What I Learned About Capsule Wardrobes This Summer
I spent practically the whole summer 500 miles away from my apartment. Determined to pack light (and with limited space in our car), I brought only a small suitcase, tote bag, and backpack for 2.5 months of work and travel.
With the need for both work-appropriate clothing and casual summer wear, I definitely under-packed. In the end, I took several trips to the thrift store to fill out my wardrobe.
But I was still operating with a limited amount of clothing. You might even call it a capsule wardrobe.
The need for convenience, versatility, and minimal consumption made for an interesting experiment. I started noticing distinct patterns in my choices. And I think I’ll carry these things with me once I’m reunited with my full closet.
1 | Color palettes are everything.
Over time, I noticed my color palette getting more and more limited. And the colors I chose were those that tended to complement my features best.

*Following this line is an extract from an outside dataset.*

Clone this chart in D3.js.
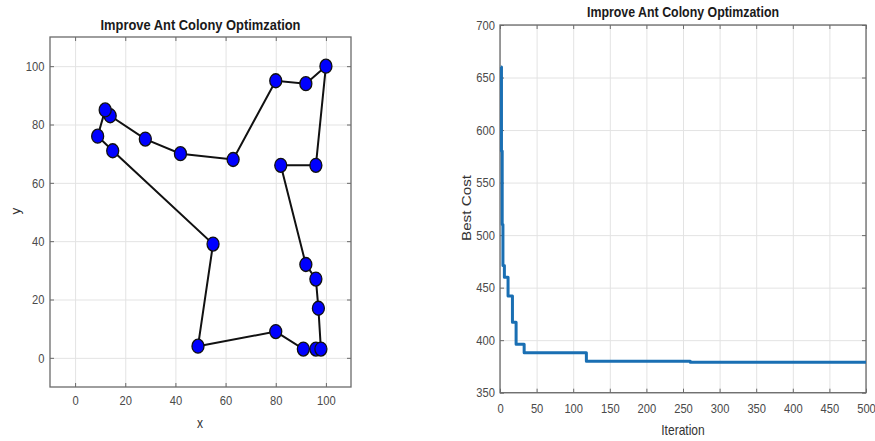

I began to gravitate toward navy, true blue, rust, mustard, and warm pinks even more than before. These colors look great together, whether I’m going for monochrome or contrast. And they look nice with my red hair and light skin color.
When I went thrift shopping, I would try to stick very closely to this palette to ensure that everything would get some use.
2 | Uncomfortable shoes aren’t worth my time.
Unfortunately, I brought several pairs of shoes that never got worn. I ended up buying two pairs of footbed sandals throughout the summer because my feet kept hurting from lack of support.
As cute as minimalist shoes can be, my whole body feels better when I wear supportive and non-constricting shoes.
3 | A cohesive wardrobe takes time and variety.
In my off hours, I visited practically every Goodwill in the region! I was back in an area where I previously lived and I knew that the thrift shops each have their own character (and frankly, the thrift shops in Virginia are much better than the ones in Connecticut). So it was a great joy to peruse.
Over time, I learned that getting what I want and what suits me takes patience, restraint, and time. There’s simply no way to one-stop-shop for a distinctive, well-fitting wardrobe. Buying one or two items at a time is often the only way to do it.
4 | Some conventional purchases are necessary.
I had been looking for a pair of dark wash, straight leg jeans for more than a year. I finally found a pair at Kohl’s. They have no ethical or sustainable credentials that I know of.
But they fit extremely well, unlike the graveyard of jeans I’ve purchased from ethical or secondhand sources. It’s not a bad idea to purchase one thing that suits you if the probable alternative is to purchase 5 “ethical” things that don’t.
5 | If it feels wrong, it’s not worth it.
On my first few thrift excursions, I made the mistake of buying clothing in materials and styles I don’t like to wear. I did it because they were cute and in style.
But once I got them back to my summer residence, they languished in my temporary closet. They were too constricting in the shoulders, the sleeves were laughably poofy, or the polyester made me sweat. Maybe I’m not willing to be uncomfortable for fashion, but so what?
Plans for My Full Wardrobe
Now that I have practiced these things all summer, I plan to appropriately condense my wardrobe. I am using this advice from Becoming Minimalist:
Rather than asking, “What can I get rid of?” Ask, “What do I need to keep?”Source
I don’t want to just keep everything that vaguely fits into the boxes of what I’ve learned this summer. I want to continue to have a limited wardrobe that really works. Limiting my wardrobe to the top-tier things – the things I like to wear the most – means I’ll feel less fatigued and confused by the act of getting dressed.
My version of a limited wardrobe is still bigger than many who identify as minimalists. I want at least two weeks of tops, for instance. And I want a work wardrobe that is distinct from my casual school clothes. Limiting too much just creates more consumption over time. At least that’s the case for me.
Striking a balance between functional and aspirational will always present a challenge for me. But knowing in my gut what actually works is a great feeling.